Disjoint-Set Forest

Introduction

A Disjoint-Set Forest (Union-Find Forest) is a data structure that keeps track of a partition of a set into disjoint subsets. It supports three main operations:

  1. Add: Add a new tree to the forest.
  2. Union: Merge two trees into one.
  3. Find: Determine which tree a particular element belongs to.

This data structure is particularly useful in applications such as network connectivity, clustering, and Kruskal’s algorithm for finding the Minimum Spanning Tree (MST).

Explanation

The Disjoint-Set Forest is implemented using a collection of trees, where each tree represents a disjoint set.
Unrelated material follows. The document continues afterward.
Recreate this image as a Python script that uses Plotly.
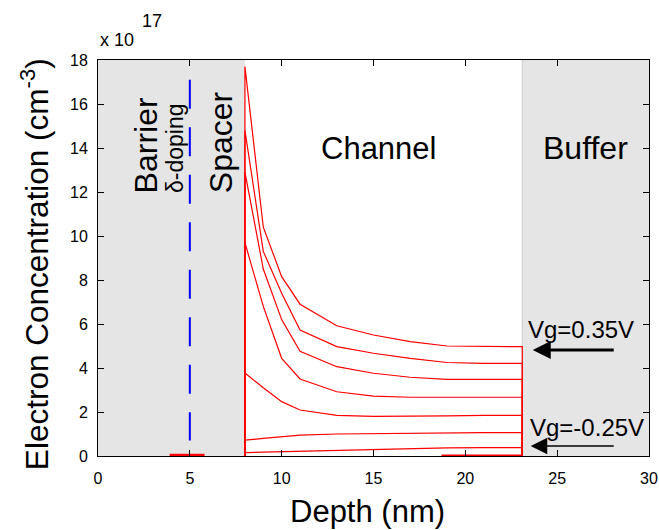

Let’s denote the union operation as union(x, y) which merges the sets containing elements x and y, and the find operation as find(x) which returns the representative (or root) of the set containing x. And also let’s denote the node as the form value: parent, where value is the element and parent is the parent node in the tree. Now we will seek the most efficient way to implement these operations. Consider the forest below:

graph TD
    A((1:1)):::root;B((2:2)):::root;C((3:3)):::root;
    D((4:4)):::root;E((5:5)):::root;F((6:6)):::root;G((7:7)):::root;

    classDef root fill:#aaa,stroke:#444,stroke-width:2px;

Root nodes of each tree are indicated with a darker color. After performing union(1, 2), union(3, 4) and union(5, 6), the forest becomes:

graph TD
    A((1:1)):::root;B((2:1));C((3:3)):::root;
    D((4:3));E((5:5)):::root;F((6:5));G((7:7)):::root;
    A---B; C---D; E---F;

    classDef root fill:#aaa,stroke:#444,stroke-width:2px;

After performing union(1, 4), the forest becomes:

graph TD
    A((1:1)):::root;B((2:1));C((3:1));
    D((4:3));E((5:5)):::root;F((6:5));G((7:7)):::root;
    A---B; A---C---D; E---F;

    classDef root fill:#aaa,stroke:#444,stroke-width:2px;

After performing union(4, 5), the forest becomes:

graph TD
    A((1:1)):::root;B((2:1));C((3:1));
    D((4:3));E((5:3));F((6:5));G((7:7)):::root;
    A---B; A---C---D; E---F; C---E;

    classDef root fill:#aaa,stroke:#444,stroke-width:2px;

After performing find(6), we can see that 6 belongs to the tree with root 1, so we can update the parent of nodes on the path from 6 to 1 to point directly to 1.

graph TD
    A((1:1)):::root;B((2:1));C((3:1));
    D((4:3));E((5:1));F((6:1));G((7:7)):::root;
    A---B & E & F; A---C---D;

    classDef root fill:#aaa,stroke:#444,stroke-width:2px;

This process is known as path compression and helps to flatten the structure of the tree, making future find operations faster.

Complexity

The time complexity of the find operation is nearly constant, specifically $O(α(n))$, where α is the inverse Ackermann function. The union operation also has a time complexity of $O(α(n))$ when using path compression and union by size or rank, since it involves two find operations followed by a constant-time merge.

Code

Let’s see the sample code.

const int MAX;
int par[MAX];

void init(){
    for(int i=0; i<MAX; i++) par[i]=i;
}

int Find(int x){
    if(par[x]==x) return x;
    return par[x]=Find(par[x]);
}

void Union(int u,int v){
    u=Find(u), v=Find(v);
    par[v]=u;
}

We can optimize the Union operation further by using union by size or union by rank. This means that when we merge two trees, we always attach the smaller tree under the root of the larger tree.

  • Union by size
int size[MAX];

void init(){
    for(int i=0; i<MAX; i++) par[i]=i, size[i]=1;
}

void Union(int u,int v){
    u=Find(u), v=Find(v);
    if(u==v) return;
    if(size[u]<size[v]) swap(u,v);
    par[v]=u;
    size[u]+=size[v];
}
  • Union by rank
int rank[MAX];

void init(){
    for(int i=0; i<MAX; i++) par[i]=i, rank[i]=0;
}

void Union(int u,int v){
    u=Find(u), v=Find(v);
    if(u==v) return;
    if(rank[u]<rank[v]) swap(u,v);
    par[v]=u;
    if(rank[u]==rank[v]) rank[u]++;
}

Applications

Disjoint-Set Forests are widely used in various applications, including:

  • Network Connectivity: To determine if two nodes are in the same connected component.
  • Kruskal’s Algorithm: To find the Minimum Spanning Tree of a graph.
  • Image Processing: To segment images into connected components.